L’insuffisante observation de ce départage est le résultat de la considération de cette réalité dans une manière traditionnelle. Habituellement, les manifestes littéraires sont considérés comme des textes explicites, explicatifs, qui méritent être considérés seulement pour les « idées »  qu’ils contiennent, des suggestions en vue du processus créatif. La littérature proprement dite des avant-gardistes, par contre, est considérée comme la section la plus importante, celle sur laquelle doit se concentrer l’attention des lecteurs, etc. D’après le modèle de lettres traditionnelles les programmes artistiques sont vus comme des suppléments aux « œuvres », ce dont, en fin de compte, on peut se dispenser sans problèmes, n’étant pas aussi essentiel que l’œuvre proprement dite.
C’est suffisant de suivre aussi la modalité dans laquelle cet état d’esprit est reflété par les commentaires critiques jusqu’à l’apparition des avant-gardes et de constater que l’œuvre a été toujours primordiale. Les programmes, les manifestes, etc., peuvent être utiles dans certains cas, pour l’interprétation de l’œuvre, celui qui fait l’interprétation. Mais toujours l’attention primordiale sera accordée à l’œuvre.
Il suffit de regarder avec un plus d’attention le mouvement avant-gardiste dans son ensemble pour constater que la situation est fondamentalement différente. Les manifestes littéraires ont la même importance (sinon, au moins dans certains cas, plus…) que les « œuvres » qu’ils introduisent. Dans le cas des avant-gardes, les manifestes sont cités plus souvent que les œuvres qu’ils introduisent. Et, si l’importance accordé aux manifestes est facile a déceler, allons plus loin et observons que ces textes, plus développés, comme volume et comme mise théorétique, que tous les manifestes de la littérature d’avant les avant-gardes, constituent, eux-mêmes, une littérature. Une littérature qui a des procédés spécifiques, une littérature qui mise elle-même sur des effets, s’éloignant, comme toute littérature, du « message » qu’elle porte.

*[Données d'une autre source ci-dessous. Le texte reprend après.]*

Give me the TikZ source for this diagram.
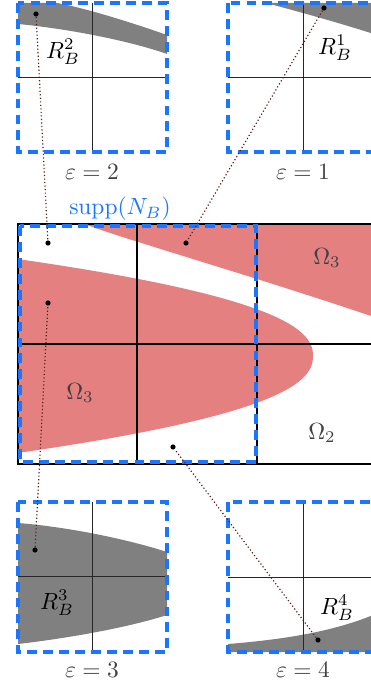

D’après la logique traditionnelle, dans les manifestes on expose des idées, des convictions, des choses abstraites, tandis que les œuvres proprement dites s’adressent aux affects, à cet intelligence du vivant qui tient de l’expressivité, des émotions. Dans la ligne de la conception traditionnelle les manifestes travaillent avec la force de la démonstration. La confrontation entre les manifestes était une lutte d’arguments logiques. La part artistique, par contre, ne connaîtra pas des confrontations, mais seulement des manières d’exprimer. La confrontation des idées littéraires doit être soutenue seulement avec des arguments rationnels, qui tiennent de l’idéologie. On doit évaluer aussi dans quelle mesure les avant-gardistes exposent dans leurs textes programmatiques les idées littéraires consacrées, en ajoutant à ceux-ci des propositions de réforme – ou partent d’une conception nouvelle, sans rapports avec les prédécesseurs.
Dans la littérature des manifestes proposée par les avant-gardistes, la place des démonstrations a été prise, toujours, par des exclamations, des vitupérations, des paroles, etc. Bien sûr que Breton veut convaincre, mais Marinetti, Tzara, les expressionnistes sont surtout des pamphlétaires, souvent pathétiques.